Essoutra Europa
Os desenvolvimentos da crise na União Europeia e o alastramento das suas dramáticas consequências no plano social confirmam análises e teses essenciais que constam da Resolução Política do XIX Congresso.
Confirma-se a impossibilidade de conciliação dos pilares e do rumo da UE com os direitos, os interesses e as aspirações dos povos da Europa. Sublinhe-se: dos pilares e do rumo da UE. Este último decorrendo dos primeiros. É que, longe de uma (des)orientação circunstancial, determinada por «líderes sem dimensão europeia» ou por outras razões do género, frequentemente invocadas, o rumo que a UE vem trilhando decorre das suas características matriciais, da sua natureza de classe.
Como há muito afirmámos e a vida o vem demonstrando à saciedade, a crise do capitalismo é, na UE, uma crise dos fundamentos da própria UE.
E as respostas da UE à sua crise confirmam e expõem, reforçadamente, essa sua natureza de classe.
Uma outra Europa, dos trabalhadores e dos povos
Recentemente, o PCP e o Grupo da Esquerda Unitária Europeia/Esquerda Verde Nórdica (GUE/NGL) do Parlamento Europeu organizaram em Portugal um seminário com o tema «Uma outra Europa, dos trabalhadores e dos povos.
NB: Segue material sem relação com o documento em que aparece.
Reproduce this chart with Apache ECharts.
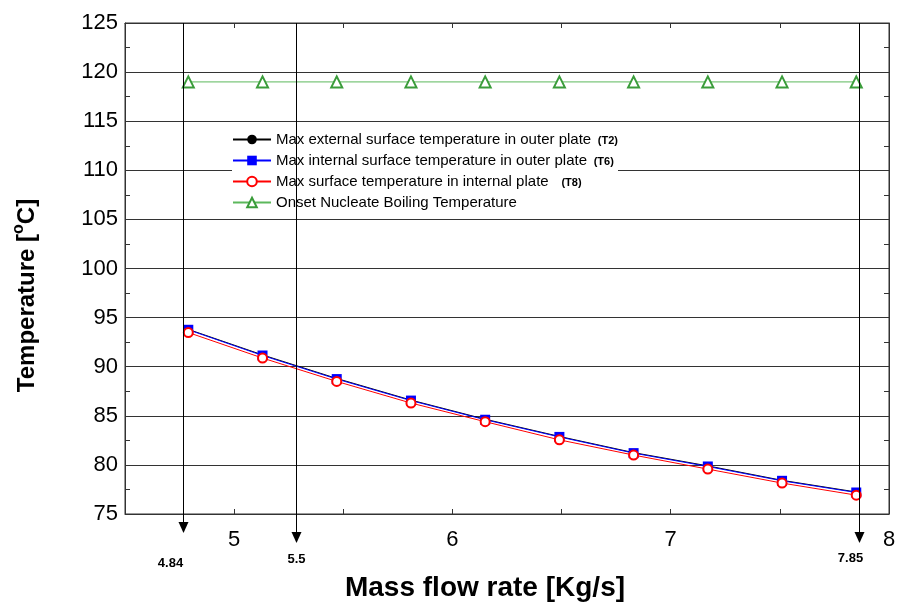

Direitos, justiça social, cooperação e soberania». Este foi um importante espaço de reflexão colectiva, que contou com os contributos de partidos membros do GUE/NGL: de Espanha, da Esquerda Unida; de França, do Partido Comunista Francês; e de Chipre, do AKEL.
Dele resultam, entre outras, duas importantes ideias, ali reafirmadas.
A primeira, que o modelo e o sistema que as classes dominantes – através dos seus representantes políticos, direita e social-democracia – tentam impor aos povos da Europa não são inevitáveis.
A segunda, que a luta por uma outra Europa, dos trabalhadores e dos povos, exige uma ruptura com o processo de integração capitalista europeu, com a UE. Uma ruptura para a qual contribuirá a luta em cada país e, bem assim, a cooperação e articulação de esforços dos trabalhadores e dos povos de vários países. Uma ruptura que, em traços gerais e não sendo exaustivo, se articulará em torno de alguns eixos essenciais:
– A defesa de uma Europa de Estados soberanos, livres e iguais em direitos;
– A rejeição de imposições supra-nacionais que firam o direito de cada povo a decidir as políticas (económicas e outras) que melhor lhe servem;
– A rejeição do federalismo e a defesa do princípio de igualdade entre Estados – um país, um voto – com o direito de veto em questões de interesse vital;
– A reversibilidade dos acordos e tratados que regem a actual integração capitalista e o ajustamento do estatuto de cada país à vontade do seu povo e à sua real situação, salvaguardando as suas especificidades e admitindo as necessárias cláusulas de excepção;
– A salvaguarda da democracia e a defesa de uma efectiva participação dos povos na determinação do seu destino, combatendo e revertendo o esvaziamento das estruturas de poder que lhes são mais próximas e que melhor controlam, designadamente os parlamentos nacionais;
– A recuperação do comando político e democrático do processo de desenvolvimento, com a subordinação do poder económico ao poder político e a afirmação do Estado como estrutura determinante e referencial na economia;
– A propriedade e a gestão públicas de sectores estratégicos da economia, como condição para criar riqueza e distribuir de forma socialmente justa a riqueza criada; em especial, a defesa de uma banca pública ao serviço do desenvolvimento económico;
– A recuperação pelos estados de instrumentos de política económica, monetária, orçamental e cambial;
– A imediata suspensão e rejeição do Pacto de Estabilidade, do Tratado Orçamental, da Governação Económica, do Semestre Europeu, do Pacto para o Euro Mais e da Estratégia UE2020;
– A convergência no progresso das normas sociais e ambientais, com institucionalização do princípio da não-regressão;
– A rejeição do militarismo e das políticas securitárias; o fim da submissão ao imperialismo e à NATO; o respeito pelo direito internacional e pela Carta das Nações Unidas.
Num breve vislumbre e para introdução a um debate que necessariamente prosseguirá nos próximos tempos, eis alguns dos eixos da ruptura necessária, que abrirá caminho à construção de novas formas de cooperação entre estados soberanos, orientadas para o desenvolvimento social e económico mutuamente vantajoso, respeitadora da soberania nacional nos seus mais variados aspectos, da independência dos povos, dos valores da paz, da solidariedade e da cooperação.